Lincoln: A truly epic look into Lincoln the man and his motivations to end slavery, only briefly touching on the more famous historic events such as Gettysburg and his assassination. Daniel Day-Lewis is exceptional as Lincoln, and I found myself laughing way more than I thought I would. Watches more like a good history lesson than a good movie, but it’s a really good history lesson.
Schindler’s List: Based on the life of Oskar Schindler who, while working for the Nazis, secretly rescued a bunch of Jews. One of the most emotionally powerful things I’ve ever seen, which is marred only by a completely fabricated Hollywood feel-good speech by Schindler at the end. Shot entirely in black and white and it works. Superb cast. Ralph Feinnes really stands out as one of the bad guys, and Ben Kingsley and Liam Neeson are great as well. Excellent touch at the end to have people who were personally rescued by Schindler honoring him at his grave.

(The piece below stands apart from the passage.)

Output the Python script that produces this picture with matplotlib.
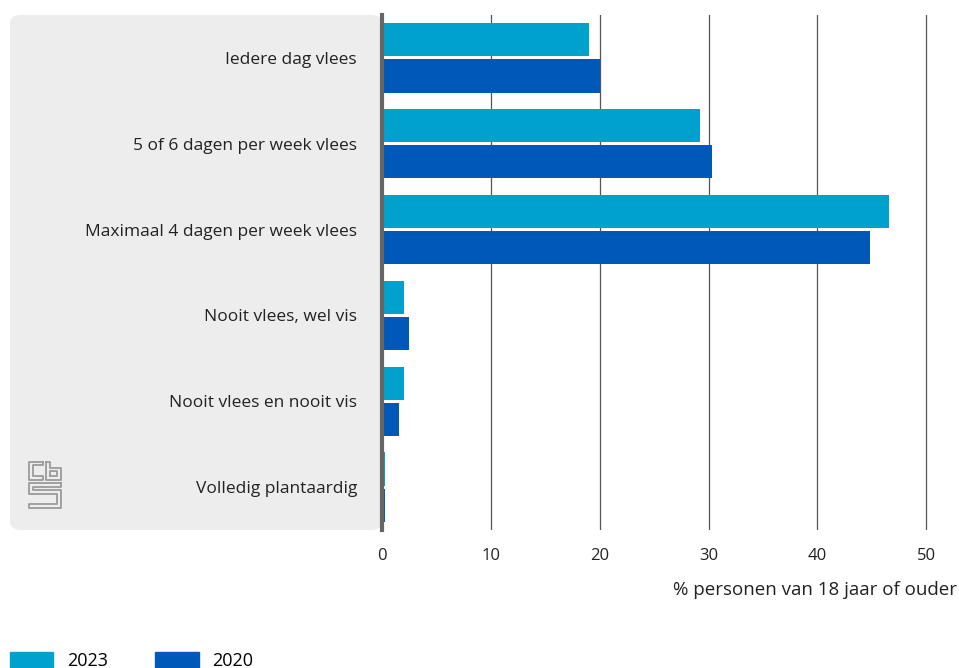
import numpy as np
import matplotlib
matplotlib.use("Agg")
import matplotlib.pyplot as plt
from matplotlib.patches import FancyBboxPatch, Patch

plt.rcParams['font.family'] = ['Open Sans', 'DejaVu Sans']

categories = ["Iedere dag vlees", "5 of 6 dagen per week vlees",
              "Maximaal 4 dagen per week vlees", "Nooit vlees, wel vis",
              "Nooit vlees en nooit vis", "Volledig plantaardig"]
values_2023 = [19.0, 29.2, 46.6, 2.0, 2.0, 0.3]
values_2020 = [20.0, 30.3, 44.8, 2.5, 1.6, 0.3]
series_labels = ["2023", "2020"]
colors = ["#00a1cd", "#0058b8"]
xticks = [0, 10, 20, 30, 40, 50]
xlabel = "% personen van 18 jaar of ouder"

W, H = 959, 668
fig = plt.figure(figsize=(W / 100, H / 100), dpi=100)

# axes area in pixels: left 382, right 959, top 15, bottom 530
ax = fig.add_axes([382 / W, 1 - 530 / H, (W - 382) / W, (530 - 15) / H])

# grey label panel behind category names
panel = FancyBboxPatch((10 / W, 1 - 530 / H), (382 - 10) / W, (530 - 15) / H,
                       boxstyle="round,pad=0,rounding_size=0.012",
                       transform=fig.transFigure, facecolor="#ededed",
                       edgecolor="none", zorder=-5)
fig.patches.append(panel)

y = np.arange(len(categories))
h = 0.386
ax.barh(y - 0.21, values_2023, height=h, color=colors[0], zorder=3)
ax.barh(y + 0.21, values_2020, height=h, color=colors[1], zorder=3)

ax.set_xlim(0, 53.0)
ax.set_ylim(5.5, -0.5)
ax.set_xticks(xticks)
ax.set_xticklabels([str(t) for t in xticks], fontsize=12, color="#222222")
ax.tick_params(axis="x", length=0, pad=13)
ax.set_yticks(y)
ax.set_yticklabels(categories, fontsize=12.5, color="#222222")
ax.tick_params(axis="y", length=0, pad=18)
ax.grid(axis="x", color="#555555", linewidth=0.9, zorder=0)
ax.set_axisbelow(True)
for s in ["top", "right", "bottom"]:
    ax.spines[s].set_visible(False)
ax.spines["left"].set_color("#666666")
ax.spines["left"].set_linewidth(3)
ax.spines["left"].set_zorder(5)
ax.patch.set_alpha(0)

fig.text(957 / W, 1 - 590 / H, xlabel, ha="right", va="center",
         fontsize=13.5, color="#222222")

# cbs logo (simple line drawing)
lax = fig.add_axes([28 / W, 1 - 509 / H, 34 / W, 48 / H])
lax.set_xlim(0, 10)
lax.set_ylim(0, 14)
lax.axis("off")
lc = "#9a9a9a"
lw = 1.3
# c
lax.plot([4.3, 0.3, 0.3, 4.3, 4.3, 1.4, 1.4, 4.3, 4.3], [13.7, 13.7, 8.6, 8.6, 9.6, 9.6, 12.7, 12.7, 13.7], color=lc, lw=lw)
# b
lax.plot([5.4, 5.4, 9.7, 9.7, 6.5, 6.5, 5.4], [13.7, 8.6, 8.6, 12.0, 12.0, 13.7, 13.7], color=lc, lw=lw)
lax.plot([6.6, 8.6, 8.6, 6.6, 6.6], [9.6, 9.6, 11.0, 11.0, 9.6], color=lc, lw=lw)
# s
lax.plot([9.7, 0.3, 0.3, 8.6, 8.6, 0.3, 0.3, 9.7, 9.7, 1.4, 1.4, 9.7, 9.7],
         [7.5, 7.5, 4.4, 4.4, 1.4, 1.4, 0.3, 0.3, 5.4, 5.4, 6.5, 6.5, 7.5], color=lc, lw=lw)

handles = [Patch(color=c, label=l) for c, l in zip(colors, series_labels)]
fig.legend(handles=handles, loc="lower left", bbox_to_anchor=(-0.003, -0.022),
           ncol=2, frameon=False, fontsize=13, handlelength=2.4,
           handleheight=1.0, columnspacing=2.65, handletextpad=0.75,
           borderaxespad=0.3)

fig.savefig("out.png", dpi=100)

Indiana Jones and the Last Crusade: A bit disjointed at times, feeling like they had a bunch of great ideas for scenes and just glued them together. But they work on their individual merits, despite how preposterous most of them are (an underground tomb in Venice!) The camerawork is really excellent, providing (along with John Williams) the thrills an adventure needs. But what really helps this movie is Sean Connery, who plays Indy’s father perfectly, giving significantly more depth to Indy’s character. The opening with River Phoenix as young Indy is unnecessary, but it’s fun enough that it was worth keeping in.
Raiders of the Lost Ark: The perfect adventure movie for those who like anti-heroes. A simple, coherent plot that quickly assigns good guys and bad guys, but gives the bad guys motivations other than just being bad, and the good guys motivations other than being good. Karen Allen is a perfect love interest for Indy, and John Rhys-Davies is wonderful as his convenient Middle Eastern friend. The only significant fault I can find in this movie (and it applies to Last Crusade as well), is that Indy fails at overcoming the bad guy both times and can only idly stand and watch as their arrogance gets themselves killed. Talk about anti-climactic. But more than making up for it is the duel between Indy and the swordsman, which was Ford’s idea as he had dysentery and couldn’t engage in an elaborate fight scene. A lot of brilliance comes accidentally; Spielberg had the insight to see it when it fell in his lap.
Other Steven Spielberg Movies You May Have Seen
War of the Worlds
A.I. Artificial Intelligence
The Adventures of Tintin
Empire of the Sun
The Color Purple
The Twilight Zone: The Movie
The Sugarland Express
2 thoughts on “Steven Spielberg”
I pretty much agree with all of your Spielberg ratings. As far as ET goes, that film totally turned me against Drew Barrymore as an actress, and I haven’t liked her in anything since.
I’m with you pretty closely on this list, outside of a weird swipe at Shia LeBoeuf, a good actor who does a lot of stupid movies. Jaws is another one that screenwriters pick apart relentlessly because it’s absolutely perfect. Ditto on the isolation. That’s so much scarier.
I wish Spielberg could resist the urge to do manipulative endings. Tacking these on does nothing for him.
Let’s make a deal: you see Munich and I’ll see Lincoln. Yes, it’s unfair of me to ask for you to watch Eric Bana while I get Daniel Day-Lewis, but Bana’s issues are minimized as his character is asked to display very little emotion. The script is strong and the tension is through the roof.